• Task
Determine how many lines in the data below contain "this" and write only that number.

• Supplied data
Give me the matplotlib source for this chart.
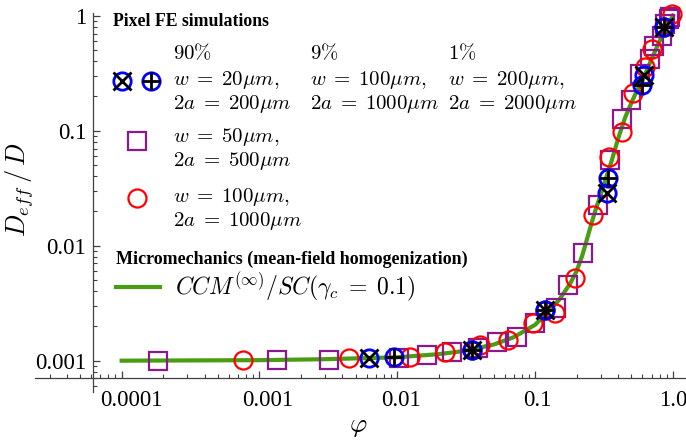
--
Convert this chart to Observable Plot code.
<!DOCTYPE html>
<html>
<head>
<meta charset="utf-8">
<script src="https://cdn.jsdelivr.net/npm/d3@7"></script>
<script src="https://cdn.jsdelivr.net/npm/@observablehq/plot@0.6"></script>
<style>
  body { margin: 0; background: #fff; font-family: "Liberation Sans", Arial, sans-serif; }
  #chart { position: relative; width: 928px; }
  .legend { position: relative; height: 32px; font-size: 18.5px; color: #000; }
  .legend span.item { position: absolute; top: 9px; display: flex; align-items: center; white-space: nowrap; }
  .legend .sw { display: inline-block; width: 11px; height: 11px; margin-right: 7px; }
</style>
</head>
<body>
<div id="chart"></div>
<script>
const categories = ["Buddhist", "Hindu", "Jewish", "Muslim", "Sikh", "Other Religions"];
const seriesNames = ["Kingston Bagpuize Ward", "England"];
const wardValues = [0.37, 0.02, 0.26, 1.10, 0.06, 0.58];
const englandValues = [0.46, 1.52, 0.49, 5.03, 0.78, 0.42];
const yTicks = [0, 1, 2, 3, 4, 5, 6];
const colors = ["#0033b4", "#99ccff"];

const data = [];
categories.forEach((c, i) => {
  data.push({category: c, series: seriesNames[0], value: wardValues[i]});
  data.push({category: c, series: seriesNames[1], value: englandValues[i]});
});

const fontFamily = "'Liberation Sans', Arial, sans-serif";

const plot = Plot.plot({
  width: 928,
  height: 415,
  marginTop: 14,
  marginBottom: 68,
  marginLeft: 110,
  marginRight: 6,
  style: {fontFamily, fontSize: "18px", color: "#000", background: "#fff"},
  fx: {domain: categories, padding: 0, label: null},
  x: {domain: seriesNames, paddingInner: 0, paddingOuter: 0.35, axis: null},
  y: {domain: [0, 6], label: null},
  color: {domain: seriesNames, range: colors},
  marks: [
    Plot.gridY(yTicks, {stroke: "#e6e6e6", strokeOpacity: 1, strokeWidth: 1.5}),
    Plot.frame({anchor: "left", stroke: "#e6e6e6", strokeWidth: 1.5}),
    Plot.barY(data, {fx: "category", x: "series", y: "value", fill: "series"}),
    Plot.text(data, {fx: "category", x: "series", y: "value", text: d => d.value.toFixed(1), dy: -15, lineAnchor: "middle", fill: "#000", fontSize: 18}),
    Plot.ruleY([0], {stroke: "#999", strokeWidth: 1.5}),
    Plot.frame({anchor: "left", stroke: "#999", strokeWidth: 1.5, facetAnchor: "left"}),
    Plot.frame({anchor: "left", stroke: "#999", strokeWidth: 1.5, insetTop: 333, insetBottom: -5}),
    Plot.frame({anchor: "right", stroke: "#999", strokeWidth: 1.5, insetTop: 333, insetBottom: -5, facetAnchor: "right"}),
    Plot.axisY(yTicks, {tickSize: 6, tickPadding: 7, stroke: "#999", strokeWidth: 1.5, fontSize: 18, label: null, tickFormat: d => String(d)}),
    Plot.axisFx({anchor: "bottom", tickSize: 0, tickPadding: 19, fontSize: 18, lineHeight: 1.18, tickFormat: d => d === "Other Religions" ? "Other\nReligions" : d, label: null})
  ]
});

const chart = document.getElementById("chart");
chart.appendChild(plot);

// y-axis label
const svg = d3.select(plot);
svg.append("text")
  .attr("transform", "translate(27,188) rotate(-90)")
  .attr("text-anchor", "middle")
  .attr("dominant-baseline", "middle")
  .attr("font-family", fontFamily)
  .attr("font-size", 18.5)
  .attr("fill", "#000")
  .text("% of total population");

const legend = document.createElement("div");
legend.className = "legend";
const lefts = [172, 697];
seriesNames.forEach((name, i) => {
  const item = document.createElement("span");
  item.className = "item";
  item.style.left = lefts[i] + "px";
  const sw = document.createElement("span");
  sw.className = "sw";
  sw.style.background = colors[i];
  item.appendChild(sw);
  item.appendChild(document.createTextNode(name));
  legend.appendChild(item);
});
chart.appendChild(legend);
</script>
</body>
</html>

• Solved exercise
2